Police Interrogation in Murder Case in Illinois
The applicable law here falls under the Illinois Compiled Statutes Code of Criminal Procedure section 725 ILCS 5/ 103-2.1(b). Surprisingly, the code does not use the language we would expect. One would expect to find the language “shall be” somewhere in a “requirement” section of law.
That’s not how this law is written up. Here is exactly what the code says:
“An oral, written, or sign language statement of an accused made as a result of a custodial interrogation conducted at a police station or other place of detention shall be presumed to be inadmissible as evidence against the accused in any criminal proceeding brought under [listed] Section …unless (1) an electronic recording is made of the custodial interrogation; and (2) the recording is substantially accurate and not intentionally altered.”
The law simply sets up a presumption of inadmissibility in all cases involving an interrogation of a murder suspect that is done without a recording. This presumption is slowly being broadened to include other listed charges.
This is not necessarily an outright ban of the interrogation as evidence.
What Happens When the Interrogation is not Recorded?
The code further states that:
“The presumption of inadmissibility of a statement made by a suspect at a custodial interrogation at a police station or other place of detention may be overcome by a preponderance of the evidence that the statement was voluntarily given and is reliable, based on the totality of the circumstances.”
So when a murder interrogation is not recorded, there is a presumption of inadmissibility as evidence of that statement.
However, if the prosecution can establish that the statements made in the interrogation were still voluntary then the statements can be admitted in evidence despite the fact that they were not recorded.
Very Familiar Law
The good news here, is that we are all familiar with the standard for admitting an unrecorded murder interrogation.
This is the ordinary voluntariness standard that we litigate anytime the defense files a motion to exclude a confession procured by coeression. That is a common motion.
The motion has the effect of the shifting the burden of proof that the statement was voluntarily given over to the state.
We all know all the case law dealing with voluntarily given statements. Nothing new here.

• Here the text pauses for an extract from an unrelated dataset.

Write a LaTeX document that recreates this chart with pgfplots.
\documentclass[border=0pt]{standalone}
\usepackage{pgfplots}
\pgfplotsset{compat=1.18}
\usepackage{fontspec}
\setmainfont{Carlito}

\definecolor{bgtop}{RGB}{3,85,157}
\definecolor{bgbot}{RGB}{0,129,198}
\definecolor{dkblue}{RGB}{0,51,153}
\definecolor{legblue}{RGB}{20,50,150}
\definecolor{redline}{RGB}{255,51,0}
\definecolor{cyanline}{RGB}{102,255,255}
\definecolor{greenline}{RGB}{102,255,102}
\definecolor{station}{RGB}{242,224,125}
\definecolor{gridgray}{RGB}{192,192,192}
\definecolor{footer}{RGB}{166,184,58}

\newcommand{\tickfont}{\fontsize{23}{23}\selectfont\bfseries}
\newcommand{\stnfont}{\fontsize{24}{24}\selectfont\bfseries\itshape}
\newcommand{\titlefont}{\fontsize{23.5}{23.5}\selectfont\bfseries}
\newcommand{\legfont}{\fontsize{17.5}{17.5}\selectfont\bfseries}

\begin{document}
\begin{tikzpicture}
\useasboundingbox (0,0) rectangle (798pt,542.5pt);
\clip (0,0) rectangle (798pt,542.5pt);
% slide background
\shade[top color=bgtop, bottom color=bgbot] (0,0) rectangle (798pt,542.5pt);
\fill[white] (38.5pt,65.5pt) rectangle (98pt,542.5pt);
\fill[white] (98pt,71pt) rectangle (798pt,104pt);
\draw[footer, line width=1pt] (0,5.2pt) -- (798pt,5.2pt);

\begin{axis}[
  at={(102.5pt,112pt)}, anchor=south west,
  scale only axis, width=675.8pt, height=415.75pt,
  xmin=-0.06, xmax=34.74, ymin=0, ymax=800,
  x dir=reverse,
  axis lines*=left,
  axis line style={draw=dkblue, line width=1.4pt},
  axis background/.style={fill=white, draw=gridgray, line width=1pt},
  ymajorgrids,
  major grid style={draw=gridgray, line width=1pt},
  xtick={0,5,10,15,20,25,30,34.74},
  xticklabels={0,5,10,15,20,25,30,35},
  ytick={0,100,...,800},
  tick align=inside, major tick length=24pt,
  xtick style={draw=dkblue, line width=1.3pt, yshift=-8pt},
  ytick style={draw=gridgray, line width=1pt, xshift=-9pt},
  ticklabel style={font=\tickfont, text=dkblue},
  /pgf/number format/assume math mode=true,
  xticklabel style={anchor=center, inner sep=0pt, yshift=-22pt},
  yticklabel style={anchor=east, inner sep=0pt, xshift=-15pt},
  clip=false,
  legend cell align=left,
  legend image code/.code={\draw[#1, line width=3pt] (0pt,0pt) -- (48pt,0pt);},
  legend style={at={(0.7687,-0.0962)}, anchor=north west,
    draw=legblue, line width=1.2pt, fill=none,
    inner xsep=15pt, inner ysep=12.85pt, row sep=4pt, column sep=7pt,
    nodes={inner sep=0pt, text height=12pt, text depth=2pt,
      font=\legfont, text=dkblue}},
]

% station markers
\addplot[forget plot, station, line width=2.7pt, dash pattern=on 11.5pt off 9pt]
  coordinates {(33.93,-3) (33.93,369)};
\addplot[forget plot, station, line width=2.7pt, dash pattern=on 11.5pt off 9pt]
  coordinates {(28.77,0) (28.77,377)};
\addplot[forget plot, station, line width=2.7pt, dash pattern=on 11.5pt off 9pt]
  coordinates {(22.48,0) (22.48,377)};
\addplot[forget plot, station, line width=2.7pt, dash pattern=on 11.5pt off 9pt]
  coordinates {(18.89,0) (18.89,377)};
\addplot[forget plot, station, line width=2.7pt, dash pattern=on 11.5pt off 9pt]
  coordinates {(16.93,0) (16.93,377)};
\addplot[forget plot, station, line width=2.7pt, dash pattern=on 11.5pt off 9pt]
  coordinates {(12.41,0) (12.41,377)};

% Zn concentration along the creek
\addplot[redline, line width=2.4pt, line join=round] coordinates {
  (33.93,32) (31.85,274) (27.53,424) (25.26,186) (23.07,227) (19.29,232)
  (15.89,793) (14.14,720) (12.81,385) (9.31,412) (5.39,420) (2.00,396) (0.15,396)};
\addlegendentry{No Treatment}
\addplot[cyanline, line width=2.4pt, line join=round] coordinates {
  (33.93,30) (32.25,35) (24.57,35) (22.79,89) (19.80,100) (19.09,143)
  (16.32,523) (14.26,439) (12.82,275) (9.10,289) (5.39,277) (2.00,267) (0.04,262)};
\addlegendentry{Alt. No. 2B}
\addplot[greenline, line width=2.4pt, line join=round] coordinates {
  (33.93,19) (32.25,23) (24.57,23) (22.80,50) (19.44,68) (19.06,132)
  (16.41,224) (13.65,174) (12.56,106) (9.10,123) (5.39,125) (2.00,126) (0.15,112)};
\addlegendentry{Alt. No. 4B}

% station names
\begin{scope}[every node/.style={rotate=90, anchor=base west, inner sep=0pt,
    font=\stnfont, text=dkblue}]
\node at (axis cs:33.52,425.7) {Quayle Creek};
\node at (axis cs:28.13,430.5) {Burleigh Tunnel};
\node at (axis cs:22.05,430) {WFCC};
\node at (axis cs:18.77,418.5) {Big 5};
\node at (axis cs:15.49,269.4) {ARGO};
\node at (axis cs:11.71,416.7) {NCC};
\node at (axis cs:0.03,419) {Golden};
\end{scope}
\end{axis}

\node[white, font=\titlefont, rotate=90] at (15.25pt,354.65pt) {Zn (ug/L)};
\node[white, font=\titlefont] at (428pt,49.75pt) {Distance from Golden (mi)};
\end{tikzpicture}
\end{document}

“The test for voluntariness of a statement is whether the defendant made the statement freely, voluntarily, and without compulsion or inducement of any sort, or whether the defendant’s will was overcome at the time he or she confessed.” People v. Gilliam, 172 Ill. 2d 484, 500 (1996).
We all have cases listing some of the appropriate factors:
- mental capacity
- physical condition at the time
- the legality
- duration and time frame
- advised of rights
- physical abuse
- mental abuse
- denial of family
- denial of attorney
In the case of an unrecorded interrogation, the court will also very carefully look at the reason that the interrogation was not recorded. Intentional violations of the requirement will be treated more harshly.
Results in This Case
The prosecution was able to overcome the presumption of inadmissibility against this defendant.
Question to Ponder
Hey, since the requirement of recorded interrogations is slowly being broadened to include other crimes such…

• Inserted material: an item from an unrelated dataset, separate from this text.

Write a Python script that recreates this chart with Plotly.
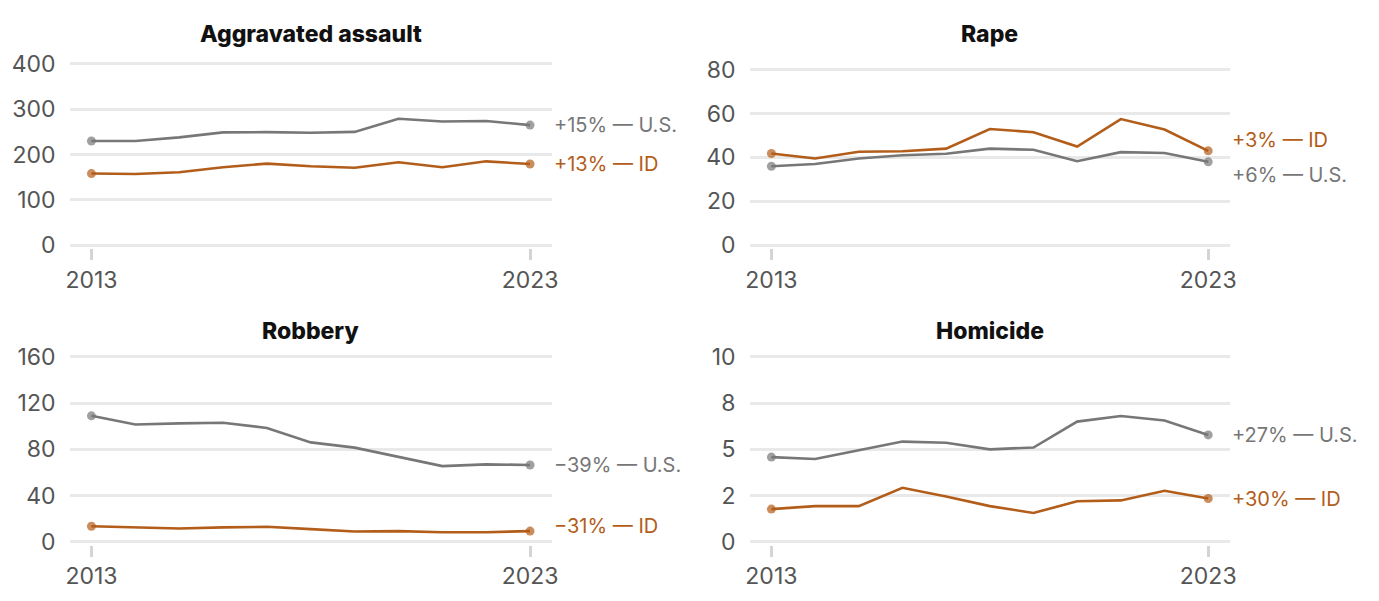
import plotly.graph_objects as go

years = list(range(2013, 2024))

assault_us = [230, 230, 238, 249, 249.5, 248, 250, 279, 273, 274, 265]
assault_id = [158, 157, 161, 172, 180, 174, 171, 183, 172, 185, 179]
rape_us = [36, 37, 39.5, 41, 41.7, 44, 43.5, 38.3, 42.4, 42, 38]
rape_id = [41.8, 39.5, 42.6, 42.8, 44, 53, 51.5, 45, 57.5, 52.7, 43]
robbery_us = [109, 101.5, 102.5, 103, 98.5, 86, 81.5, 73.5, 65.5, 67, 66.5]
robbery_id = [13.5, 12.5, 11.5, 12.5, 13, 11, 9, 9.3, 8.3, 8.3, 9.3]
homicide_us = [4.58, 4.48, 4.95, 5.42, 5.36, 5.0, 5.1, 6.5, 6.8, 6.56, 5.78]
homicide_id = [1.77, 1.93, 1.93, 2.92, 2.45, 1.93, 1.56, 2.19, 2.24, 2.76, 2.34]

titles = ["Aggravated assault", "Rape", "Robbery", "Homicide"]
yticks = [[0, 100, 200, 300, 400], [0, 20, 40, 60, 80], [0, 40, 80, 120, 160], [0, 2.5, 5, 7.5, 10]]
yticktext = [["0", "100", "200", "300", "400"], ["0", "20", "40", "60", "80"],
             ["0", "40", "80", "120", "160"], ["0", "2", "5", "8", "10"]]
us_labels = ["+15% — U.S.", "+6% — U.S.", "−39% — U.S.", "+27% — U.S."]
id_labels = ["+13% — ID", "+3% — ID", "−31% — ID", "+30% — ID"]
series_us = [assault_us, rape_us, robbery_us, homicide_us]
series_id = [assault_id, rape_id, robbery_id, homicide_id]

W, H = 1379, 601
GRAY = "#777777"
ORANGE = "#b35d1a"
GRID = "#e9e9e9"
FONT = "Inter"

# layout geometry (pixels)
panels = [
    dict(x0=66, x1=552, ytop=55, ybot=243, us_shift=0, id_shift=0, ty=24),
    dict(x0=751, x1=1235, ytop=61, ybot=243, us_shift=-13, id_shift=11, ty=24),
    dict(x0=66, x1=552, ytop=359, ybot=551, us_shift=0, id_shift=5, ty=332),
    dict(x0=751, x1=1235, ytop=359, ybot=551, us_shift=0, id_shift=0, ty=332),
]

fig = go.Figure()
annotations = []
pad = 3
for i in range(4):
    p = panels[i]
    ax = "" if i == 0 else str(i + 1)
    vtop = yticks[i][-1]
    scale = (p["ybot"] - p["ytop"]) / vtop
    top_px = 55 if i < 2 else 359
    yr = [-pad / scale, (p["ybot"] - top_px + pad) / scale]
    ydom = [1 - (p["ybot"] + pad) / H, 1 - (top_px - pad) / H]
    xdom = [p["x0"] / W, p["x1"] / W]
    n = len(years)
    sizes = [9] + [0] * (n - 2) + [9]
    fig.add_trace(go.Scatter(x=years, y=series_us[i], mode="lines+markers",
                             line=dict(color=GRAY, width=2.6),
                             marker=dict(size=sizes, color=GRAY, line=dict(width=0)),
                             xaxis="x" + ax, yaxis="y" + ax, showlegend=False, hoverinfo="skip"))
    fig.add_trace(go.Scatter(x=years, y=series_id[i], mode="lines+markers",
                             line=dict(color=ORANGE, width=2.6),
                             marker=dict(size=sizes, color=ORANGE, line=dict(width=0)),
                             xaxis="x" + ax, yaxis="y" + ax, showlegend=False, hoverinfo="skip"))
    fig.layout["xaxis" + ax] = dict(
        domain=xdom, range=[2012.5, 2023.5], anchor="y" + ax,
        tickvals=[2013, 2023], ticktext=["2013", "2023"],
        ticks="outside", ticklen=11, tickwidth=2.5, tickcolor="#d4d4d4",
        tickfont=dict(family=FONT, size=23, color="#555555"),
        showgrid=False, zeroline=False, showline=False, fixedrange=True,
    )
    fig.layout["yaxis" + ax] = dict(
        domain=ydom, range=yr, anchor="x" + ax,
        tickvals=yticks[i], ticktext=yticktext[i],
        ticks="", ticklabelstandoff=13,
        tickfont=dict(family=FONT, size=23, color="#555555"),
        showgrid=True, gridcolor=GRID, gridwidth=2.5,
        zeroline=False, showline=False, fixedrange=True,
    )
    annotations.append(dict(x=(p["x0"] + p["x1"]) / 2 / W, y=1 - p["ty"] / H,
                            xref="paper", yref="paper", text=titles[i],
                            showarrow=False, xanchor="center", yanchor="middle",
                            font=dict(family=FONT, size=23, color="#111111", weight=800)))
    annotations.append(dict(x=2023, y=series_us[i][-1], xref="x" + ax, yref="y" + ax,
                            text=us_labels[i], showarrow=False, xanchor="left", yanchor="middle",
                            xshift=22, yshift=p["us_shift"],
                            font=dict(family=FONT, size=20, color="#777777")))
    annotations.append(dict(x=2023, y=series_id[i][-1], xref="x" + ax, yref="y" + ax,
                            text=id_labels[i], showarrow=False, xanchor="left", yanchor="middle",
                            xshift=22, yshift=p["id_shift"],
                            font=dict(family=FONT, size=20, color=ORANGE)))

fig.update_layout(
    width=W, height=H, margin=dict(l=0, r=0, t=0, b=0),
    paper_bgcolor="white", plot_bgcolor="white",
    annotations=annotations,
)
fig.write_html("out.html", config={"displayModeBar": False},
               post_script="document.body.style.margin='0';document.body.style.padding='0';")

- Predatory criminal sexual assault of a child
- Aggravated arson
- Aggravated Kidnapping
- Aggravated Hijacking
- Home Invasion
- Aggravated Criminal Sexual Assault
- Armed Robbery
- Aggravated Battery
…isn’t it time to broaden this rule to all felonies?
Digital data storage and video recording equipment are at all time lows in terms of cost and ease of using. Aggravated battery is in the list of crimes we must record! Why don’t we just expand the rule to all felonies?